I'm Not There (dir Todd Haynes)

It's several weeks since I frittered away another afternoon in the build-up to Christmas with Haynes' take on the biopic in the depths of Soho. My memories of the movie are already splintered, erratic, imprecise.

Which could be exactly what they're supposed to be. The conceit at the heart of the film, that Dylan is played by half a dozen different actors, is an adventurous hook. Intellectually, it's an effective vantage point. No biopic can capture the complete essence of the star it portrays, so to acknowledge the fiction, and explore it, is a bold but strangely sensible decision.

Haynes knows he's scoring rock 'n roll points by casting a black kid or an australian actress as the legend. The Blanchett scenes ultimately seemed overblown, in the vein of Velvet Goldmine; whilst the Franklin scenes strived for and just about achieved the right level of winsome charm. Every viewer is going to walk away with their own favourite from the assorted Dylan selection; and every fan is likely to find one of the incarnations more convincing than the others. The conceit is liable to be as effective as it is counter-productive - there were some Dylans I was waiting to see more of, and others I could have done without.

All of which is part of the game Haynes is playing with the viewer.

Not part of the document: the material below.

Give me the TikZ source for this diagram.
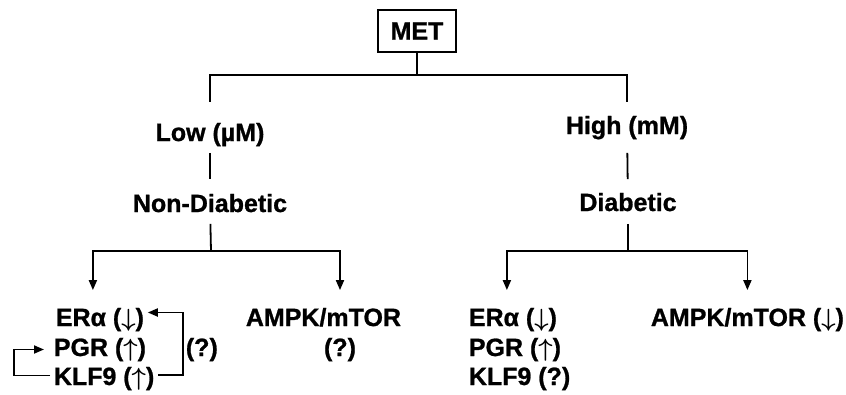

The only trouble with all this is the knowingness of the game's author. When Dylan is knowing, it is within the context of an audience which has travelled his journey with him - he's earned his right to tell it like it is. Haynes doesn't yet have that authority, no matter how fine a filmmaker he might be. We end up participating in his Godardian jeux d'esprit, without quite knowing what we're going to get out of it, or whether it's worth our while. Unlike Dylan's songs, there never seems to be any real body behind the film's games, or anything at stake. When Dylan sings: 'It was gravity that pulled us down and destiny which broke us apart', the line is endowed with the power of someone who sounds like they've been to that place we all believe we've been to at some point.

At no point does Haynes connect with his audience in the same way. As a result his film is entertaining but rarely compelling, and another that suffers by comparison with the voice it's paying homage to.

Having said which, the memories are now as splintered as the movie itself; and I did love the Black Panther scene.